- Instructions to follow -
Transcribe the material exactly. Images do not belong in the copy.

- Information shown -
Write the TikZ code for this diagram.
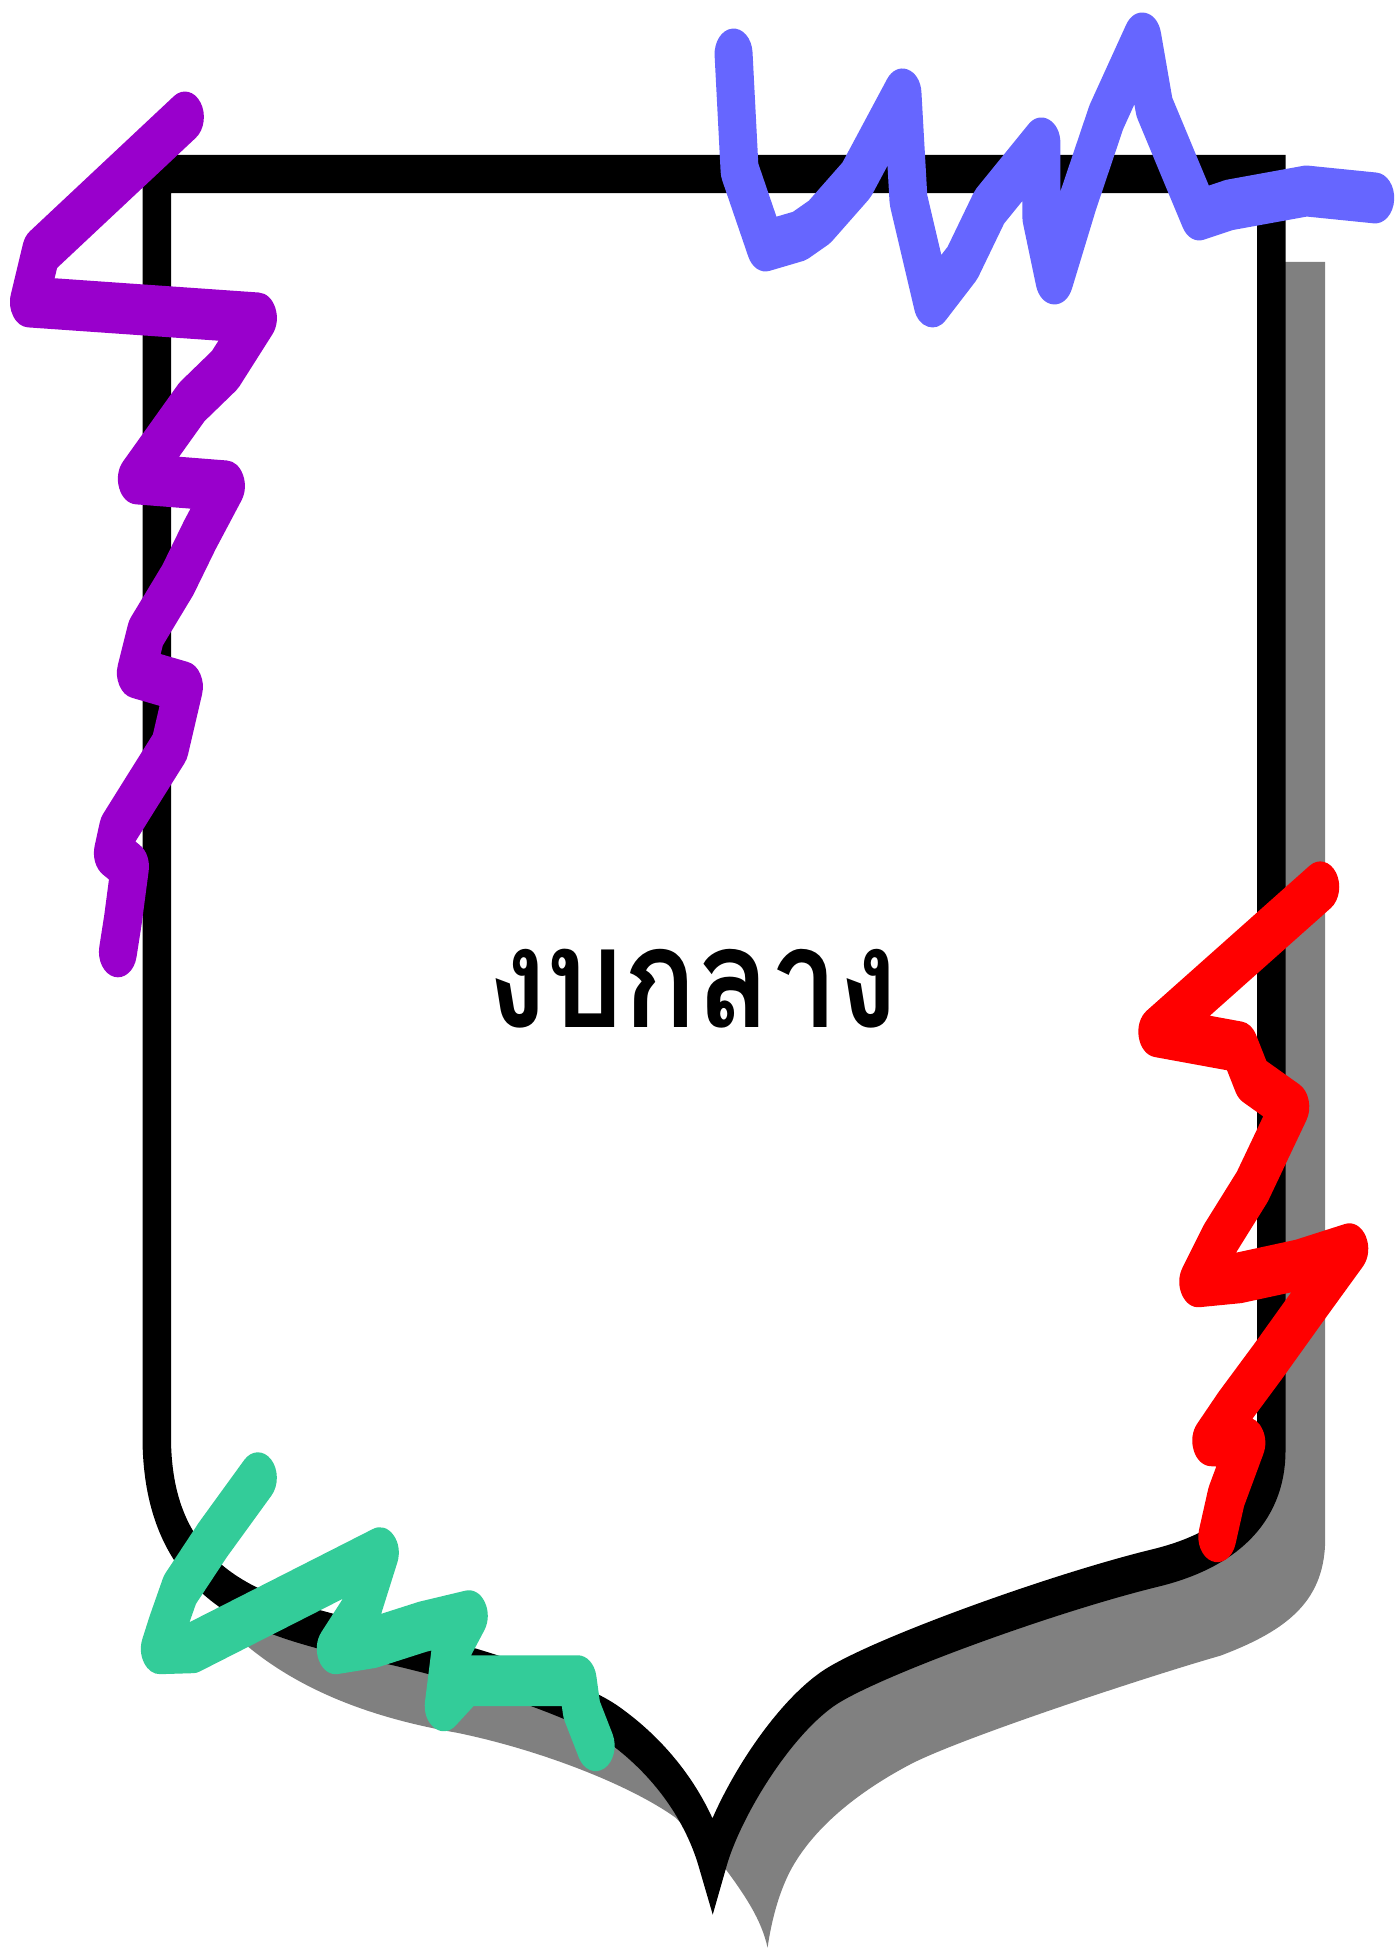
\documentclass[tikz,border=0pt]{standalone}
\usepackage{fontspec}
\newfontfamily\thaifont[Script=Thai]{Loma}
\definecolor{scrPurple}{HTML}{9900CC}
\definecolor{scrBlue}{HTML}{6666FF}
\definecolor{scrRed}{HTML}{FF0000}
\definecolor{scrGreen}{HTML}{33CC99}
\definecolor{shadowGray}{HTML}{808080}
\tikzset{
  frame/.style={draw=black, fill=white, line width=0.285cm, line join=miter, miter limit=10},
  shadowfill/.style={fill=shadowGray},
  scribble/.style={line width=0.38cm, line cap=round, line join=round},
  titletext/.style={inner sep=0pt, text=black}
}
\begin{document}
\begin{tikzpicture}
\fill[white] (0cm,0cm) rectangle (13.96cm,-19.51cm);
\useasboundingbox (0cm,0cm) rectangle (13.96cm,-19.51cm);
\begin{scope}[x={(0.01cm,0cm)}, y={(0cm,-0.0074627cm)}, transform canvas={yscale=1.34}]
  % shadow
  \fill[shadowfill] (1326,262) -- (1326,1538)
    .. controls (1326,1600) and (1290,1630) .. (1221,1656)
    .. controls (1154,1675) and (965,1737) .. (912,1764)
    .. controls (870,1786) and (820,1820) .. (793,1867)
    .. controls (780,1890) and (772,1920) .. (768,1948)
    .. controls (762,1920) and (745,1895) .. (725,1868)
    -- (676,1818)
    .. controls (630,1785) and (540,1750) .. (457,1733)
    .. controls (370,1718) and (300,1690) .. (247,1646)
    -- (275,1610) -- (300,1500) -- (1255,262) -- cycle;
  % shield
  \draw[frame] (157,1447) -- (157,174) -- (1272,174) -- (1272,1451)
    .. controls (1272,1510) and (1230,1550) .. (1157,1568)
    .. controls (1050,1594) and (867,1661) .. (827,1690)
    .. controls (778,1725) and (727,1810) .. (713,1862)
    .. controls (699,1812) and (665,1760) .. (610,1722)
    .. controls (565,1692) and (420,1648) .. (350,1638)
    .. controls (280,1618) and (162,1600) .. (157,1447) -- cycle;
  % title
  \node[titletext] (title) at (693,989) {\scalebox{1}[0.86]{\resizebox{4.1cm}{!}{\thaifont\bfseries งบกลาง}}};
  % purple scribble
  \draw[scribble, draw=scrPurple] (185,117) -- (41,252) -- (29,302) -- (258,318)
    -- (225,370) -- (192,402) -- (137,479) -- (226,486) -- (200,535) -- (178,580) -- (146,633)
    -- (136,673) -- (184,687) -- (170,747) -- (143,790) -- (118,830) -- (113,853)
    -- (130,867) -- (123,920) -- (118,952);
  % blue scribble
  \draw[scribble, draw=scrBlue] (734,54) -- (740,170) -- (766,246) -- (800,236) -- (820,222)
    -- (857,180) -- (903,94) -- (909,200) -- (933,302) -- (963,263) -- (990,207)
    -- (1042,143) -- (1042,217) -- (1055,279) -- (1079,200) -- (1107,117)
    -- (1143,38) -- (1155,107) -- (1180,167) -- (1200,215) -- (1230,205)
    -- (1307,191) -- (1376,198);
  % red scribble
  \draw[scribble, draw=scrRed] (1321,887) -- (1158,1032) -- (1240,1047)
    -- (1253,1080) -- (1291,1107) -- (1253,1187) -- (1220,1240) -- (1199,1282)
    -- (1240,1278) -- (1300,1265) -- (1350,1249) -- (1313,1300) -- (1270,1360)
    -- (1233,1410) -- (1212,1441) -- (1247,1443) -- (1227,1497) -- (1218,1537);
  % green scribble
  \draw[scribble, draw=scrGreen] (258,1478) -- (213,1540) -- (180,1590)
    -- (167,1627) -- (160,1649) -- (193,1648) -- (380,1553) -- (363,1607)
    -- (336,1649) -- (373,1643) -- (423,1627) -- (469,1616) -- (451,1650)
    -- (444,1706) -- (467,1681) -- (578,1681) -- (582,1710) -- (596,1746);
\end{scope}
\end{tikzpicture}
\end{document}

- Answer for the task -
Write the TikZ code for this diagram.
\documentclass[tikz,border=0pt]{standalone}
\usepackage{fontspec}
\newfontfamily\thaifont[Script=Thai]{Loma}
\definecolor{scrPurple}{HTML}{9900CC}
\definecolor{scrBlue}{HTML}{6666FF}
\definecolor{scrRed}{HTML}{FF0000}
\definecolor{scrGreen}{HTML}{33CC99}
\definecolor{shadowGray}{HTML}{808080}
\tikzset{
  frame/.style={draw=black, fill=white, line width=0.285cm, line join=miter, miter limit=10},
  shadowfill/.style={fill=shadowGray},
  scribble/.style={line width=0.38cm, line cap=round, line join=round},
  titletext/.style={inner sep=0pt, text=black}
}
\begin{document}
\begin{tikzpicture}
\fill[white] (0cm,0cm) rectangle (13.96cm,-19.51cm);
\useasboundingbox (0cm,0cm) rectangle (13.96cm,-19.51cm);
\begin{scope}[x={(0.01cm,0cm)}, y={(0cm,-0.0074627cm)}, transform canvas={yscale=1.34}]
  % shadow
  \fill[shadowfill] (1326,262) -- (1326,1538)
    .. controls (1326,1600) and (1290,1630) .. (1221,1656)
    .. controls (1154,1675) and (965,1737) .. (912,1764)
    .. controls (870,1786) and (820,1820) .. (793,1867)
    .. controls (780,1890) and (772,1920) .. (768,1948)
    .. controls (762,1920) and (745,1895) .. (725,1868)
    -- (676,1818)
    .. controls (630,1785) and (540,1750) .. (457,1733)
    .. controls (370,1718) and (300,1690) .. (247,1646)
    -- (275,1610) -- (300,1500) -- (1255,262) -- cycle;
  % shield
  \draw[frame] (157,1447) -- (157,174) -- (1272,174) -- (1272,1451)
    .. controls (1272,1510) and (1230,1550) .. (1157,1568)
    .. controls (1050,1594) and (867,1661) .. (827,1690)
    .. controls (778,1725) and (727,1810) .. (713,1862)
    .. controls (699,1812) and (665,1760) .. (610,1722)
    .. controls (565,1692) and (420,1648) .. (350,1638)
    .. controls (280,1618) and (162,1600) .. (157,1447) -- cycle;
  % title
  \node[titletext] (title) at (693,989) {\scalebox{1}[0.86]{\resizebox{4.1cm}{!}{\thaifont\bfseries งบกลาง}}};
  % purple scribble
  \draw[scribble, draw=scrPurple] (185,117) -- (41,252) -- (29,302) -- (258,318)
    -- (225,370) -- (192,402) -- (137,479) -- (226,486) -- (200,535) -- (178,580) -- (146,633)
    -- (136,673) -- (184,687) -- (170,747) -- (143,790) -- (118,830) -- (113,853)
    -- (130,867) -- (123,920) -- (118,952);
  % blue scribble
  \draw[scribble, draw=scrBlue] (734,54) -- (740,170) -- (766,246) -- (800,236) -- (820,222)
    -- (857,180) -- (903,94) -- (909,200) -- (933,302) -- (963,263) -- (990,207)
    -- (1042,143) -- (1042,217) -- (1055,279) -- (1079,200) -- (1107,117)
    -- (1143,38) -- (1155,107) -- (1180,167) -- (1200,215) -- (1230,205)
    -- (1307,191) -- (1376,198);
  % red scribble
  \draw[scribble, draw=scrRed] (1321,887) -- (1158,1032) -- (1240,1047)
    -- (1253,1080) -- (1291,1107) -- (1253,1187) -- (1220,1240) -- (1199,1282)
    -- (1240,1278) -- (1300,1265) -- (1350,1249) -- (1313,1300) -- (1270,1360)
    -- (1233,1410) -- (1212,1441) -- (1247,1443) -- (1227,1497) -- (1218,1537);
  % green scribble
  \draw[scribble, draw=scrGreen] (258,1478) -- (213,1540) -- (180,1590)
    -- (167,1627) -- (160,1649) -- (193,1648) -- (380,1553) -- (363,1607)
    -- (336,1649) -- (373,1643) -- (423,1627) -- (469,1616) -- (451,1650)
    -- (444,1706) -- (467,1681) -- (578,1681) -- (582,1710) -- (596,1746);
\end{scope}
\end{tikzpicture}
\end{document}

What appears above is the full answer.